(1999-2009)BTS Skytrain and Bangkok City Fabric: “Stonehenge” Leftovers from the City’s Mass Transit Development – the Hopewell Project
The BTS Skytrain is the first mass transit system in Bangkok with an elevated railway running across the Bangkok. However, it is certainly not the first proposal of a mass transit railway system for Bangkok. In the planning of the current BTS Skytrain, the Bangkok Metropolitan Administration government had stumbled across several alternatives and some have in fact been in development for a certain period. These unfinished project has shaped the Bangkok city in certain extent and left footprints on the city fabric.
The Bangkok Elevated Road and Train System(BERTS), also known as the Hopewell project after the main contractor of the project, Hopewell Holdings from Hong Kong. The Hopewell project is a 60-kiliometer multimodal transport system linking the central Bangkok to Don Mueang International Airport in the north which included an elevated toll road, an MRT system, grade separation of the Thailand State Railway (SRT) track, local road improvements, and a port rail line from Makkasan (World Bank, 2002). The project is a joint venture of the Thai Ministry of Transport, the State railway of Thailand(SRT), and the Hopewell Holding of Hong Kong. Despite the absence of a feasibility study or a clear timeline for completion, the 80-billion-baht project was approved on 09 November 1990 (Crampton, 1998).
The Hopewell project have resembled certain degree of the megastructure ideals. This could be viewed as a scale down version of the Lower Manhattan Expressway by Paul Rudolph. On the top level was an expressway to the Don Muang Airport. In mid-level contains the railway system where the central part ran a main line railway for regular trains and a light rail line are on the two sides as route from the airport into the city center. Underneath the railways are a shopping center corridor as an elevated plane of activities for pedestrians. All of these are elevated over the existing local traffic roads. The mega-infrastructure creates an express corridor that activates the linkage between the already rapidly developing Bangkok center to the northern part to the Airport which links to the international world. This project has a strong notion of the Bangkok government’s aspiration in the speed and fast development of Bangkok.
An infrastructural project in this large scale that is privately funded was approved for construction without a comprehensive feasibility study will definitely have many potential hurdles. The construction of the project commenced with erecting structural frames along the designated corridor. However, work progress came to a halt at the time of the collapse of the Bangkok property boom in 1997 that the project remained only 14 percent completed for over nine months (World Bank, 2002). The Government finally announced the termination of the concession to the Hopewell Holding in spring 1998 due to “the slow progress of the venture and the inability of Hopewell to close the necessary project financing” (Chetham, 1998). With the termination of the project, many bridge frame structures were left behind. The massive concrete pillars and beams of the abandoned project are then being referred by the locals as the “Stonehenge” of Bangkok.

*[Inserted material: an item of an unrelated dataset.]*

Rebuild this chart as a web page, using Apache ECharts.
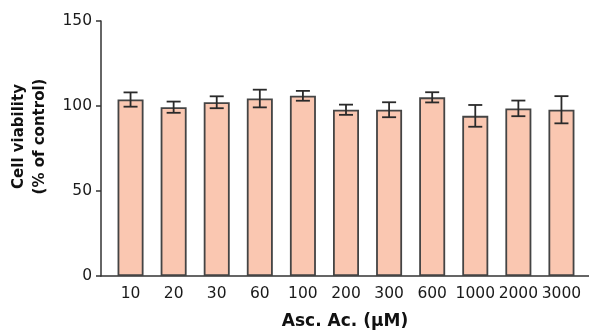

Apart from the visual soreness to the city as a reminder of the city’s failure of transit development, the leftovers of the Hopewell project actually could provide opportunities to the future development of the Mass Transit Development. The failure of Hopewell project could mainly be due to political reason and the weak position of the government in terms of economic status. Much of the transit development project have to be relied on private funding. However, it does not mean that the original proposal of the integrated design of a transit corridor has to be abandoned completely.
The original proposal might just have to be the solution needs for the shortcoming of the existing restrained BTS Skytrain in the center that the Hopewell route links the city center to the northern suburb of Bangkok. Under pressure for expanding its service since its commencement of service in 1999, there have been proposals of the extension plan for the BTS Skytrain to make use of the already present foundation of structures. Yongyuth Sarasombat, secretary-general of the Office of the Commission for Management of Road Traffic, said his office would encourage the BTS to expand its skytrain project with the discarded Hopewell pillars (Srivalo, 2001).
The development of an infrastructural project, from the planning to management period, have huge impacts on the urban fabric. As from the case of Hopewell Project, it might just be the example to illustrate the importance of planning and management of an infrastructural project which will have an immense impact on the future development of the city.
Andrew Chetham, “Hopewell notified Thai deal scrapped”, South China Morning Post, February 02, 1998. Accessed December 10, 2016.
Ken Gwilliam, Cities On The Move: A World Bank Urban Transport Strategy Review (Washington: The World Bank, 2002)
Piyanart Srivalo, “Skytrain could use Hopewell pillars”, The Nation(Thailand), June 07, 2001. Accessed December 10, 2016.
Thomas Crampton, “Thais Revisit a Troubled Mass-Transit Project”, International New York Times (formerly the International Herald Tribune), October 14, 1998, Accessed December 10, 2016.